--- start of Information provided ---

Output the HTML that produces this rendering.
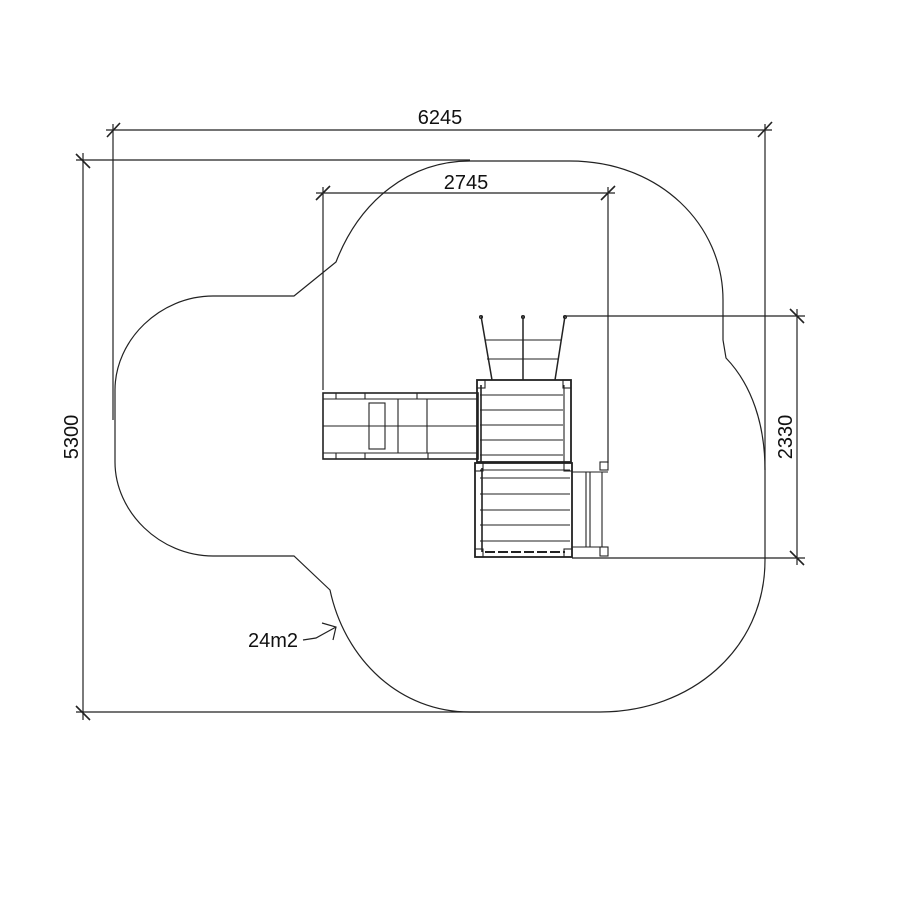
<!DOCTYPE html>
<html><head><meta charset="utf-8"><style>
html,body{margin:0;padding:0;background:#fff;width:900px;height:900px;overflow:hidden}
text{font-family:"Liberation Sans",sans-serif;font-size:20px;fill:#111}
</style></head><body>
<svg width="900" height="900" viewBox="0 0 900 900" xmlns="http://www.w3.org/2000/svg">
<g fill="none" stroke="#222" stroke-width="1.2">
<path d="M213 296 L294 296 L336 262 C360 200 410 161 470 161 L570 161 C660 161 723 225 723 300 L723 340 L726 358 C752 385 765 425 765 470 L765 560 C765 650 690 712 600 712 L470 712 C400 712 345 660 330 590 L294 556 L213 556 C160 556 115 512 115 462 L115 390 C115 340 160 296 213 296 Z"/>
<line x1="106" y1="130" x2="772" y2="130"/>
<line x1="113" y1="124" x2="113" y2="420"/>
<line x1="765" y1="124" x2="765" y2="470"/>
<line x1="107" y1="137" x2="120" y2="123" stroke-width="1.6"/>
<line x1="758" y1="137" x2="772" y2="122" stroke-width="1.6"/>
<line x1="83" y1="153" x2="83" y2="720"/>
<line x1="76" y1="160" x2="470" y2="160"/>
<line x1="76" y1="712" x2="480" y2="712"/>
<line x1="76" y1="154" x2="90" y2="168" stroke-width="1.6"/>
<line x1="76" y1="706" x2="90" y2="720" stroke-width="1.6"/>
<line x1="316" y1="193" x2="615" y2="193"/>
<line x1="323" y1="187" x2="323" y2="390"/>
<line x1="608" y1="187" x2="608" y2="463"/>
<line x1="316" y1="200" x2="330" y2="186" stroke-width="1.6"/>
<line x1="601" y1="200" x2="615" y2="186" stroke-width="1.6"/>
<line x1="565" y1="316" x2="805" y2="316"/>
<line x1="572" y1="558" x2="805" y2="558"/>
<line x1="797" y1="309" x2="797" y2="565"/>
<line x1="790" y1="309" x2="804" y2="323" stroke-width="1.6"/>
<line x1="790" y1="551" x2="804" y2="565" stroke-width="1.6"/>
<path d="M303 640 L316 638 L336 627"/>
<path d="M322 623 L336 627 L333 640"/>
</g>
<g fill="none" stroke="#222" stroke-width="1.1">
<line x1="481" y1="316" x2="492" y2="380" stroke-width="1.5"/>
<line x1="523" y1="316" x2="523" y2="380" stroke-width="1.5"/>
<line x1="565" y1="316" x2="555" y2="380" stroke-width="1.5"/>
<line x1="485" y1="340" x2="561" y2="340"/>
<line x1="487" y1="359" x2="559" y2="359"/>
<circle cx="481" cy="317" r="1.5"/><circle cx="523" cy="317" r="1.5"/><circle cx="565" cy="317" r="1.5"/>
<rect x="477" y="380" width="94" height="82" stroke-width="1.8"/>
<line x1="480" y1="395" x2="563" y2="395"/>
<line x1="480" y1="410" x2="563" y2="410"/>
<line x1="480" y1="425" x2="563" y2="425"/>
<line x1="480" y1="440" x2="563" y2="440"/>
<line x1="480" y1="455" x2="563" y2="455"/>
<line x1="564" y1="385" x2="564" y2="462"/>
<line x1="481" y1="385" x2="481" y2="462" stroke-width="1.6"/>
<rect x="477" y="380" width="8" height="8"/><rect x="563" y="380" width="8" height="8"/>
<rect x="475" y="463" width="97" height="94" stroke-width="1.8"/>
<line x1="480" y1="470" x2="570" y2="470"/>
<line x1="480" y1="478" x2="570" y2="478"/>
<line x1="480" y1="494" x2="570" y2="494"/>
<line x1="480" y1="510" x2="570" y2="510"/>
<line x1="480" y1="525" x2="570" y2="525"/>
<line x1="480" y1="541" x2="570" y2="541"/>
<line x1="482" y1="468" x2="482" y2="552" stroke-width="1.6"/>
<line x1="485" y1="552" x2="565" y2="552" stroke-width="2" stroke-dasharray="10 3"/>
<rect x="475" y="463" width="8" height="8"/><rect x="564" y="463" width="8" height="8"/>
<rect x="475" y="549" width="8" height="8"/><rect x="564" y="549" width="8" height="8"/>
<line x1="572" y1="472" x2="608" y2="472"/>
<line x1="572" y1="547" x2="608" y2="547"/>
<line x1="586" y1="472" x2="586" y2="547"/>
<line x1="590" y1="472" x2="590" y2="547"/>
<line x1="602" y1="472" x2="602" y2="547"/>
<rect x="600" y="462" width="8" height="8"/><rect x="600" y="547" width="8" height="9"/>
<rect x="323" y="393" width="155" height="66" stroke-width="1.6"/>
<line x1="323" y1="399" x2="478" y2="399"/>
<line x1="323" y1="453" x2="478" y2="453"/>
<line x1="323" y1="426" x2="478" y2="426"/>
<rect x="369" y="403" width="16" height="46"/>
<line x1="398" y1="399" x2="398" y2="453"/>
<line x1="427" y1="399" x2="427" y2="453"/>
<line x1="336" y1="393" x2="336" y2="399"/><line x1="365" y1="393" x2="365" y2="399"/>
<line x1="336" y1="453" x2="336" y2="459"/><line x1="365" y1="453" x2="365" y2="459"/>
<line x1="417" y1="393" x2="417" y2="399"/><line x1="428" y1="453" x2="428" y2="459"/>
</g>
<text x="440" y="124" text-anchor="middle">6245</text>
<text x="466" y="189" text-anchor="middle">2745</text>
<text x="273" y="647" text-anchor="middle">24m2</text>
<text transform="translate(78 437) rotate(-90)" text-anchor="middle">5300</text>
<text transform="translate(792 437) rotate(-90)" text-anchor="middle">2330</text>
</svg>
</body></html>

--- end of Information provided ---

Exercise description ->
Copy each line in full and exactly, omitting any picture.

Response for this exercise ->
Output the HTML that produces this rendering.
<!DOCTYPE html>
<html><head><meta charset="utf-8"><style>
html,body{margin:0;padding:0;background:#fff;width:900px;height:900px;overflow:hidden}
text{font-family:"Liberation Sans",sans-serif;font-size:20px;fill:#111}
</style></head><body>
<svg width="900" height="900" viewBox="0 0 900 900" xmlns="http://www.w3.org/2000/svg">
<g fill="none" stroke="#222" stroke-width="1.2">
<path d="M213 296 L294 296 L336 262 C360 200 410 161 470 161 L570 161 C660 161 723 225 723 300 L723 340 L726 358 C752 385 765 425 765 470 L765 560 C765 650 690 712 600 712 L470 712 C400 712 345 660 330 590 L294 556 L213 556 C160 556 115 512 115 462 L115 390 C115 340 160 296 213 296 Z"/>
<line x1="106" y1="130" x2="772" y2="130"/>
<line x1="113" y1="124" x2="113" y2="420"/>
<line x1="765" y1="124" x2="765" y2="470"/>
<line x1="107" y1="137" x2="120" y2="123" stroke-width="1.6"/>
<line x1="758" y1="137" x2="772" y2="122" stroke-width="1.6"/>
<line x1="83" y1="153" x2="83" y2="720"/>
<line x1="76" y1="160" x2="470" y2="160"/>
<line x1="76" y1="712" x2="480" y2="712"/>
<line x1="76" y1="154" x2="90" y2="168" stroke-width="1.6"/>
<line x1="76" y1="706" x2="90" y2="720" stroke-width="1.6"/>
<line x1="316" y1="193" x2="615" y2="193"/>
<line x1="323" y1="187" x2="323" y2="390"/>
<line x1="608" y1="187" x2="608" y2="463"/>
<line x1="316" y1="200" x2="330" y2="186" stroke-width="1.6"/>
<line x1="601" y1="200" x2="615" y2="186" stroke-width="1.6"/>
<line x1="565" y1="316" x2="805" y2="316"/>
<line x1="572" y1="558" x2="805" y2="558"/>
<line x1="797" y1="309" x2="797" y2="565"/>
<line x1="790" y1="309" x2="804" y2="323" stroke-width="1.6"/>
<line x1="790" y1="551" x2="804" y2="565" stroke-width="1.6"/>
<path d="M303 640 L316 638 L336 627"/>
<path d="M322 623 L336 627 L333 640"/>
</g>
<g fill="none" stroke="#222" stroke-width="1.1">
<line x1="481" y1="316" x2="492" y2="380" stroke-width="1.5"/>
<line x1="523" y1="316" x2="523" y2="380" stroke-width="1.5"/>
<line x1="565" y1="316" x2="555" y2="380" stroke-width="1.5"/>
<line x1="485" y1="340" x2="561" y2="340"/>
<line x1="487" y1="359" x2="559" y2="359"/>
<circle cx="481" cy="317" r="1.5"/><circle cx="523" cy="317" r="1.5"/><circle cx="565" cy="317" r="1.5"/>
<rect x="477" y="380" width="94" height="82" stroke-width="1.8"/>
<line x1="480" y1="395" x2="563" y2="395"/>
<line x1="480" y1="410" x2="563" y2="410"/>
<line x1="480" y1="425" x2="563" y2="425"/>
<line x1="480" y1="440" x2="563" y2="440"/>
<line x1="480" y1="455" x2="563" y2="455"/>
<line x1="564" y1="385" x2="564" y2="462"/>
<line x1="481" y1="385" x2="481" y2="462" stroke-width="1.6"/>
<rect x="477" y="380" width="8" height="8"/><rect x="563" y="380" width="8" height="8"/>
<rect x="475" y="463" width="97" height="94" stroke-width="1.8"/>
<line x1="480" y1="470" x2="570" y2="470"/>
<line x1="480" y1="478" x2="570" y2="478"/>
<line x1="480" y1="494" x2="570" y2="494"/>
<line x1="480" y1="510" x2="570" y2="510"/>
<line x1="480" y1="525" x2="570" y2="525"/>
<line x1="480" y1="541" x2="570" y2="541"/>
<line x1="482" y1="468" x2="482" y2="552" stroke-width="1.6"/>
<line x1="485" y1="552" x2="565" y2="552" stroke-width="2" stroke-dasharray="10 3"/>
<rect x="475" y="463" width="8" height="8"/><rect x="564" y="463" width="8" height="8"/>
<rect x="475" y="549" width="8" height="8"/><rect x="564" y="549" width="8" height="8"/>
<line x1="572" y1="472" x2="608" y2="472"/>
<line x1="572" y1="547" x2="608" y2="547"/>
<line x1="586" y1="472" x2="586" y2="547"/>
<line x1="590" y1="472" x2="590" y2="547"/>
<line x1="602" y1="472" x2="602" y2="547"/>
<rect x="600" y="462" width="8" height="8"/><rect x="600" y="547" width="8" height="9"/>
<rect x="323" y="393" width="155" height="66" stroke-width="1.6"/>
<line x1="323" y1="399" x2="478" y2="399"/>
<line x1="323" y1="453" x2="478" y2="453"/>
<line x1="323" y1="426" x2="478" y2="426"/>
<rect x="369" y="403" width="16" height="46"/>
<line x1="398" y1="399" x2="398" y2="453"/>
<line x1="427" y1="399" x2="427" y2="453"/>
<line x1="336" y1="393" x2="336" y2="399"/><line x1="365" y1="393" x2="365" y2="399"/>
<line x1="336" y1="453" x2="336" y2="459"/><line x1="365" y1="453" x2="365" y2="459"/>
<line x1="417" y1="393" x2="417" y2="399"/><line x1="428" y1="453" x2="428" y2="459"/>
</g>
<text x="440" y="124" text-anchor="middle">6245</text>
<text x="466" y="189" text-anchor="middle">2745</text>
<text x="273" y="647" text-anchor="middle">24m2</text>
<text transform="translate(78 437) rotate(-90)" text-anchor="middle">5300</text>
<text transform="translate(792 437) rotate(-90)" text-anchor="middle">2330</text>
</svg>
</body></html>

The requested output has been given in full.